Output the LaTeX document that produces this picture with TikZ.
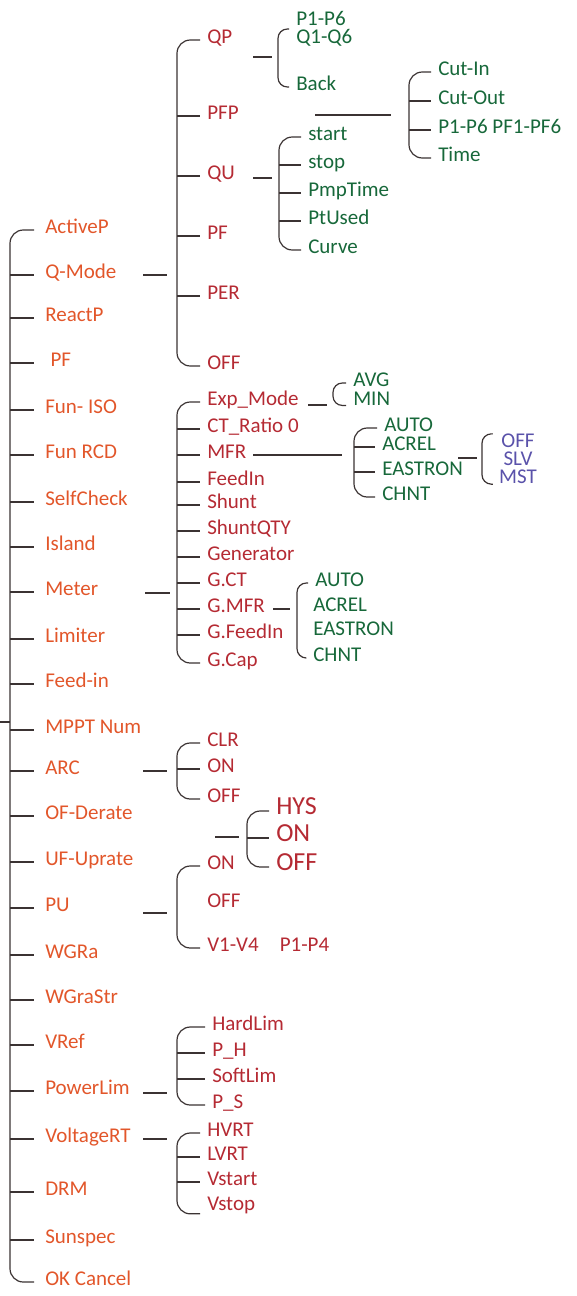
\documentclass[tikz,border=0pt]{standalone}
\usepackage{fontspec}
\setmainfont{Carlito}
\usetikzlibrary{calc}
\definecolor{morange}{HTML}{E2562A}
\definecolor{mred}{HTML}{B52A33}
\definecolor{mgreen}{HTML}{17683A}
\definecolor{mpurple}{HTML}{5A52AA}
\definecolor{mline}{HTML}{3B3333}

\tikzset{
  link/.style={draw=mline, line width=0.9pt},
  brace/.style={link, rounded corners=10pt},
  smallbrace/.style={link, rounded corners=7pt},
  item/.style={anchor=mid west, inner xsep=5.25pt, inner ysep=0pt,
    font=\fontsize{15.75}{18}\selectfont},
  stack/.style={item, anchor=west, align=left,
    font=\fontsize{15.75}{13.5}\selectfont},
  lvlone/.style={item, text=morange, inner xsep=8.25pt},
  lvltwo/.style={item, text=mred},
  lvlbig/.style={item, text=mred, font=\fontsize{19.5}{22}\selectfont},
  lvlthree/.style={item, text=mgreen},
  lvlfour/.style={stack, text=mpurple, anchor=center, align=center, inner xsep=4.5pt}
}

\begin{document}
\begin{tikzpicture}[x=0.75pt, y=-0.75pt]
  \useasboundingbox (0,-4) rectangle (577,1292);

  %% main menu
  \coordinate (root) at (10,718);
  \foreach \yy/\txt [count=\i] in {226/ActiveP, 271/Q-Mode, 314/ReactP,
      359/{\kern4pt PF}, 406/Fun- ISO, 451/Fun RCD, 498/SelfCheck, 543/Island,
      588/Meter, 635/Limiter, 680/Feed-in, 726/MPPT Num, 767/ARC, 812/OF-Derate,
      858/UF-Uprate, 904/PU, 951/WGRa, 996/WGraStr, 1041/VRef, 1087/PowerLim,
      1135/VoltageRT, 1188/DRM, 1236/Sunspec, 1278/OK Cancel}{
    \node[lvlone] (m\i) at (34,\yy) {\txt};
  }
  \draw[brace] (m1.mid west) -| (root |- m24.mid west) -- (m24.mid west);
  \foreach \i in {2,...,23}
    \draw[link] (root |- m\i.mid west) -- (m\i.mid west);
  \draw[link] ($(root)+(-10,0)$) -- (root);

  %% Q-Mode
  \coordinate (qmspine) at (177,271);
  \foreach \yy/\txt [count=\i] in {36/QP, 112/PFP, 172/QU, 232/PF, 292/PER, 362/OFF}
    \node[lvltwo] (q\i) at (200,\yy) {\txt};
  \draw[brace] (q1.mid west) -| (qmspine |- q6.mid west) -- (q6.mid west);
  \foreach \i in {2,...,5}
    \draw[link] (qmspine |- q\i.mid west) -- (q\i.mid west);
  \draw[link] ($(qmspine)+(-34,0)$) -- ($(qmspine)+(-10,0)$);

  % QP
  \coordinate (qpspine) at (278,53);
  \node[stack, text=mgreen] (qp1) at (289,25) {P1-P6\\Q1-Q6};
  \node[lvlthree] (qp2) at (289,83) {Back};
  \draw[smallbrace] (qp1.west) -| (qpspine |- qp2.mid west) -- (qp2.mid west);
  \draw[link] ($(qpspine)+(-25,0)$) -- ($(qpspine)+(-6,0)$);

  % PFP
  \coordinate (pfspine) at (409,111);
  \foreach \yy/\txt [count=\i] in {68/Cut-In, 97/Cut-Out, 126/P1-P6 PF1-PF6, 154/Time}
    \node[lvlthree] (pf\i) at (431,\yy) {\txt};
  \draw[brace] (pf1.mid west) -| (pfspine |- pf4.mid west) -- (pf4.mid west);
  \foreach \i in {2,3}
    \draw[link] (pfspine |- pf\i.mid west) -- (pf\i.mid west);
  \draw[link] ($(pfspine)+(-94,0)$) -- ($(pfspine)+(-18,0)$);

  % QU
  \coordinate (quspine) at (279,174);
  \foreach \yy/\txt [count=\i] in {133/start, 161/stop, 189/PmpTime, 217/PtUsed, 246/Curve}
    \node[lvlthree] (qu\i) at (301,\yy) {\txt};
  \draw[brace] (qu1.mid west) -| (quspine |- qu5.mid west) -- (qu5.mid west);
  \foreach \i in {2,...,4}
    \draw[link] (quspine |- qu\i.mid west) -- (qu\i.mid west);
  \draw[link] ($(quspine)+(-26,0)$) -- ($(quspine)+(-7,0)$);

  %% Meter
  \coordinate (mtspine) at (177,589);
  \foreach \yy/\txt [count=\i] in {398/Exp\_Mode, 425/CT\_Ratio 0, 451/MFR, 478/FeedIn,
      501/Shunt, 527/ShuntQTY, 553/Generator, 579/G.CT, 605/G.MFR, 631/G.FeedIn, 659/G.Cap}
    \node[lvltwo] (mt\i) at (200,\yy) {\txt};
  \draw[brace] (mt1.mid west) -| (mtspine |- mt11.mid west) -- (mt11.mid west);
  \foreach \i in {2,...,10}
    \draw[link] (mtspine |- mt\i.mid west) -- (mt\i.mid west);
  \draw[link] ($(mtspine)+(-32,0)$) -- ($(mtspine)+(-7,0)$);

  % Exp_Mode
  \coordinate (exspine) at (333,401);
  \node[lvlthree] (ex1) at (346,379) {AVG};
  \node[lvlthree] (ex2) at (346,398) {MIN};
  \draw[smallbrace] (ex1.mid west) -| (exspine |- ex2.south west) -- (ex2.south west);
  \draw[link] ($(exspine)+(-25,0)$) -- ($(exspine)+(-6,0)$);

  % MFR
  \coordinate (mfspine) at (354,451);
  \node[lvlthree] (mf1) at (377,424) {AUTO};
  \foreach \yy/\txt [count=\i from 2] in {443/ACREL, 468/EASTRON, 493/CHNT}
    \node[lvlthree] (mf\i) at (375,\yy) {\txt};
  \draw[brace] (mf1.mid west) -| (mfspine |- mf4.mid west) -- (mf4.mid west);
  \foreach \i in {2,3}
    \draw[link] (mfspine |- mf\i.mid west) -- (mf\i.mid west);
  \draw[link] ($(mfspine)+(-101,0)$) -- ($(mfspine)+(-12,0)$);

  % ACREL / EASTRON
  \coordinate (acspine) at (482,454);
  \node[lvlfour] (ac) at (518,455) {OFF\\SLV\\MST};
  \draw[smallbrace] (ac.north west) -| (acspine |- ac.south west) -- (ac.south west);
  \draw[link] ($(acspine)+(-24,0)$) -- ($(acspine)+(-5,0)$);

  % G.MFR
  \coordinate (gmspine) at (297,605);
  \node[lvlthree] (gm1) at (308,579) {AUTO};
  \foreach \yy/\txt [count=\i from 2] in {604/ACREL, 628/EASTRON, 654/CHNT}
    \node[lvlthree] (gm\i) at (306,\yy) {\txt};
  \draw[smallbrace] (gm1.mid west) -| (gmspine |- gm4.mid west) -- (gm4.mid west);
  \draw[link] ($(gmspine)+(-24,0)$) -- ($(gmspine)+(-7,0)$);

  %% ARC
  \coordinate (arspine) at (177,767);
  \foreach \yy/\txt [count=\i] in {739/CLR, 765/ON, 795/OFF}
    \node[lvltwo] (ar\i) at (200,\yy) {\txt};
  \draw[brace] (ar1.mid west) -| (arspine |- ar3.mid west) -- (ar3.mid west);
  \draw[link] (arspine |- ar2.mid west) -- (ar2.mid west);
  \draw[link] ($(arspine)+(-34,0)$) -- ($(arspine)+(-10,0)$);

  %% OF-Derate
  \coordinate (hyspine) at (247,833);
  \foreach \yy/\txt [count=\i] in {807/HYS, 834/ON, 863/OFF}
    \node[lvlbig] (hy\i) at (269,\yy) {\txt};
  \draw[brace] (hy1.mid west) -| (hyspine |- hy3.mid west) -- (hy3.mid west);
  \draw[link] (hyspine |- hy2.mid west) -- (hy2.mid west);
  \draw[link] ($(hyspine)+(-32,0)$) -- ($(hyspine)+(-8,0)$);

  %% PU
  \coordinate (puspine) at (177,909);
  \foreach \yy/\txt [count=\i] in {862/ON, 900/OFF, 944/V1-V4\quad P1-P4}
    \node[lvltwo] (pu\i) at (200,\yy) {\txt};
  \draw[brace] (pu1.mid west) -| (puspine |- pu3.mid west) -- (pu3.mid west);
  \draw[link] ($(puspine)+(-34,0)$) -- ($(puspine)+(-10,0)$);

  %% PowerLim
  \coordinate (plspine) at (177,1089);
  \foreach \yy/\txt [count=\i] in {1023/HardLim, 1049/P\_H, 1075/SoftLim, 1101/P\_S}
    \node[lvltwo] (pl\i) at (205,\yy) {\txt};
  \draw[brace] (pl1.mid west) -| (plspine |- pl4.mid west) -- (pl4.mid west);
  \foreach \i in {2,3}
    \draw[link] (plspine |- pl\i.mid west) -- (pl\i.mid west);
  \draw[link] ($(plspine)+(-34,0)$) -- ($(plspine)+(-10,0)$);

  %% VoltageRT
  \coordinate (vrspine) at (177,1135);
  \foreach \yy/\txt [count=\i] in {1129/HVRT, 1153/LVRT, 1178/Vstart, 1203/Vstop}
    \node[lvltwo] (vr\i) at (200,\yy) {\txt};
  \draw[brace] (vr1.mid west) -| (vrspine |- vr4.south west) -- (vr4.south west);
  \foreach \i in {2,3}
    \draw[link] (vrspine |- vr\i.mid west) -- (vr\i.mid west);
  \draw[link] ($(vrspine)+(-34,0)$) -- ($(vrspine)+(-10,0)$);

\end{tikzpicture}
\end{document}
□ □ □ □ □
AIM: Take the material above from its first line through the line holding "(0,-4) rectangle (577,1292);" and set it down exactly, without the pictures.

EXERCISE OUTPUT:
Output the LaTeX document that produces this picture with TikZ.
\documentclass[tikz,border=0pt]{standalone}
\usepackage{fontspec}
\setmainfont{Carlito}
\usetikzlibrary{calc}
\definecolor{morange}{HTML}{E2562A}
\definecolor{mred}{HTML}{B52A33}
\definecolor{mgreen}{HTML}{17683A}
\definecolor{mpurple}{HTML}{5A52AA}
\definecolor{mline}{HTML}{3B3333}

\tikzset{
  link/.style={draw=mline, line width=0.9pt},
  brace/.style={link, rounded corners=10pt},
  smallbrace/.style={link, rounded corners=7pt},
  item/.style={anchor=mid west, inner xsep=5.25pt, inner ysep=0pt,
    font=\fontsize{15.75}{18}\selectfont},
  stack/.style={item, anchor=west, align=left,
    font=\fontsize{15.75}{13.5}\selectfont},
  lvlone/.style={item, text=morange, inner xsep=8.25pt},
  lvltwo/.style={item, text=mred},
  lvlbig/.style={item, text=mred, font=\fontsize{19.5}{22}\selectfont},
  lvlthree/.style={item, text=mgreen},
  lvlfour/.style={stack, text=mpurple, anchor=center, align=center, inner xsep=4.5pt}
}

\begin{document}
\begin{tikzpicture}[x=0.75pt, y=-0.75pt]
  \useasboundingbox (0,-4) rectangle (577,1292);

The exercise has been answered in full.